Team composition. A team of 3 engineers building their first robot fleet will move faster on Flowstate or Isaac. A team with ROS 2 experience will resent the constraints of a proprietary layer and build slower, not faster.

Simplified decision path — most real situations have more variables, but this covers 80% of cases

The Hybrid Approach (What Most Teams Actually Do)

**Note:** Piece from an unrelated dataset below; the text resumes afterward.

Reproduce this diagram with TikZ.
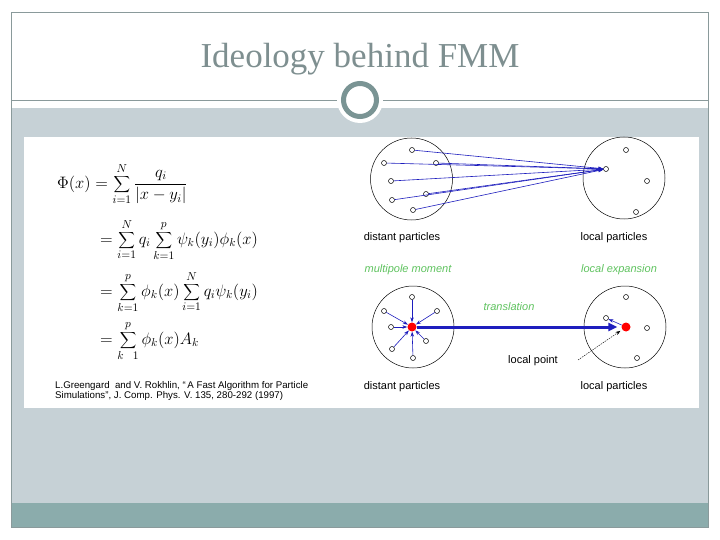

Few serious robotics teams use pure open source or pure proprietary in 2026. The practical pattern:

• ROS 2 nodes for motion planning, sensor drivers, and application logic
• Isaac ROS for perception (it's MIT licensed and runs on standard ROS 2)
• A proprietary cloud layer for fleet management (Foxglove, Formant, or vendor-specific)
• Hardware from a vendor with active ROS 2 package support

This gives you hardware portability and community ecosystem benefits while using commercial tooling where it genuinely saves time.

# Example: docker-compose for a hybrid stack
services:
  ros2_core:
    image: osrf/ros:jazzy-desktop
    network_mode: host

  isaac_ros_perception:
    image: nvcr.io/nvidia/isaac/ros:latest
    runtime: nvidia
    network_mode: host  # shares ROS 2 network with core

  fleet_manager:
    image: formant/agent:latest  # or your vendor
    environment:
      - ROBOT_ID=${ROBOT_ID}

Why this works: ROS 2's DDS transport means nodes from different origins communicate natively. Isaac ROS nodes appear to your application code as standard ROS 2 nodes.

Verification

If you're evaluating a new stack, run this sanity check before committing:

# Check topic latency — critical for real-time control
ros2 run ros2doctor hello_robot

# Benchmark DDS transport
ros2 run performance_test perf_test -c rclcpp-single-threaded-executor \
  --msg Array1k --max-runtime 30

You should see: End-to-end latency under 5ms for control loops, under 50ms for perception pipelines on local networks.

What You Learned

• ROS 2 Jazzy is production-ready in 2026; the "not mature enough" objection is outdated
• Proprietary platforms win on support, certification paths, and sometimes simulation tooling — not on raw capability
• Hybrid stacks (ROS 2 core + commercial perception + commercial fleet management) are the practical norm
• Fleet size above ~50 units almost always favors open source licensing economics

Limitation: This analysis focuses on general-purpose and mobile robotics. Surgical robotics and aerospace have different regulatory constraints that weight the proprietary side more heavily.

When NOT to go open source: If you need a certified functional safety stack (IEC 62061, ISO 13849) out of the box, you're building that certification on top of ROS 2 yourself. That's a multi-year project. Buy it instead.

Tested against ROS 2 Jazzy, Isaac ROS 3.x, PolyScope X 1.x. Fleet economics based on publicly available licensing models as of Q1 2026.